CREATE INDEX tbl_idx ON tbl (a, b)
SELECT *
FROM tbl
WHERE a = 38
AND b = 1
SELECT *
FROM tbl
WHERE b = 1

Your answer:

  • Good fit: No need to change anything
  • Bad fit: Changing the index or a query could improve performance

Answer

Bad fit: Changing the index or a query could improve performance

The index covers the first query only, the second query cannot use the index efficiently.

Note that the database could still read the full index end to end. Although this can be faster than reading the full table end to end, it is still not very efficient and considered not solution to this problem.

Changing the index column order makes the index suitable for both queries—without additional overhead. The index should therefore look like this (columns exchanged):

CREATE INDEX tbl_idx ON tbl (b, a)

Question 4

Is the following index a good fit for the query?
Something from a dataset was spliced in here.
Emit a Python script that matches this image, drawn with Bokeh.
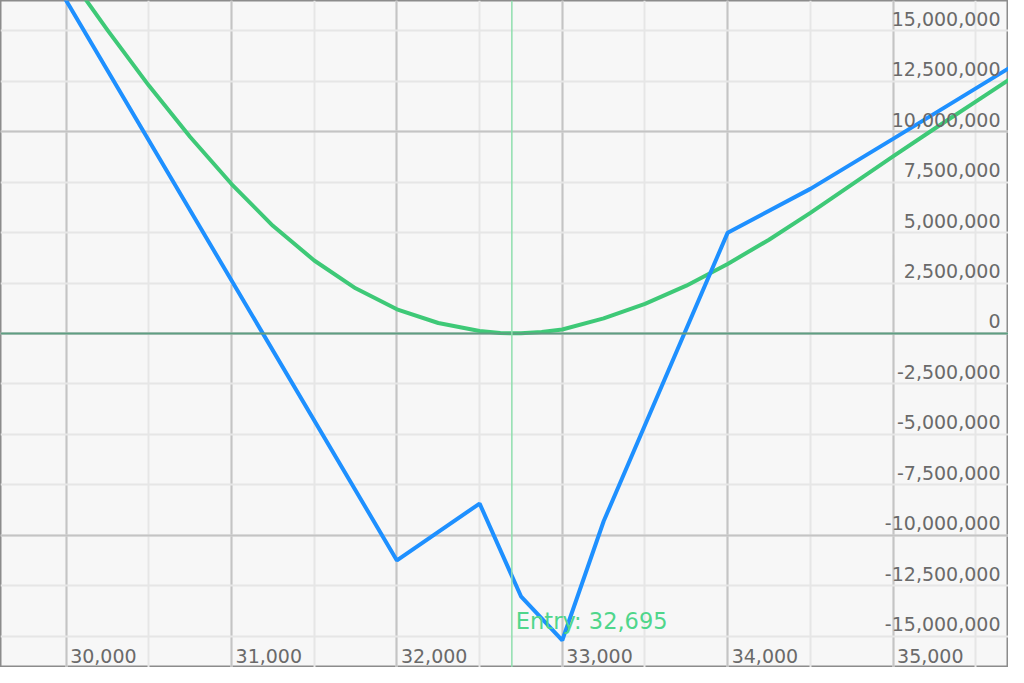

CREATE INDEX tbl_idx ON tbl (text)
SELECT *
FROM tbl
WHERE text LIKE 'TJ%'

Your answer:

  • Good fit: No need to change anything
  • Bad fit: Changing the index or query could improve performance

Answer

Good fit: No need to change anything

Although like expressions starting with a wild card character (% or _) cannot use this index efficiently, a pattern that has the wild card character at the very end can! Even if the wild card character is in the middle, the index is still useful.

Question 5

This question is different. First consider the following index and query:

CREATE INDEX tbl_idx ON tbl (a, date_column)
SELECT date_column, count(*)
FROM tbl
WHERE a = 38
GROUP BY date_column

Let’s say this query returns at least a few rows and that there is no other index on this table.

To implement a new functional requirement, another condition (b = 1) is added to the where clause:

SELECT date_column, count(*)
FROM tbl
WHERE a = 38
AND b = 1
GROUP BY date_column

How will the change affect performance:

  • Same: Query performance stays about the same
  • Not enough information: Definite answer cannot be given
  • Slower: Query takes more time
  • Faster: Query take less time

Answer

Same: Query performance stays about the same

Wrong! The query will be slower.

The index happened to have all required data (columns) for the original query. It can run as so-called index-only scan, which doesn’t need to access the actual table at all.

Accessing any column that is not part of the index prevents this optimization so that the database must look into the actual table for each row that qualifies the original where clause to see if it also satisfies the new filter. Even if the new filter removes all rows, it does so after incurring additional work. Although the grouping has fewer rows to aggregate, this cannot compensate for the additional table look-ups.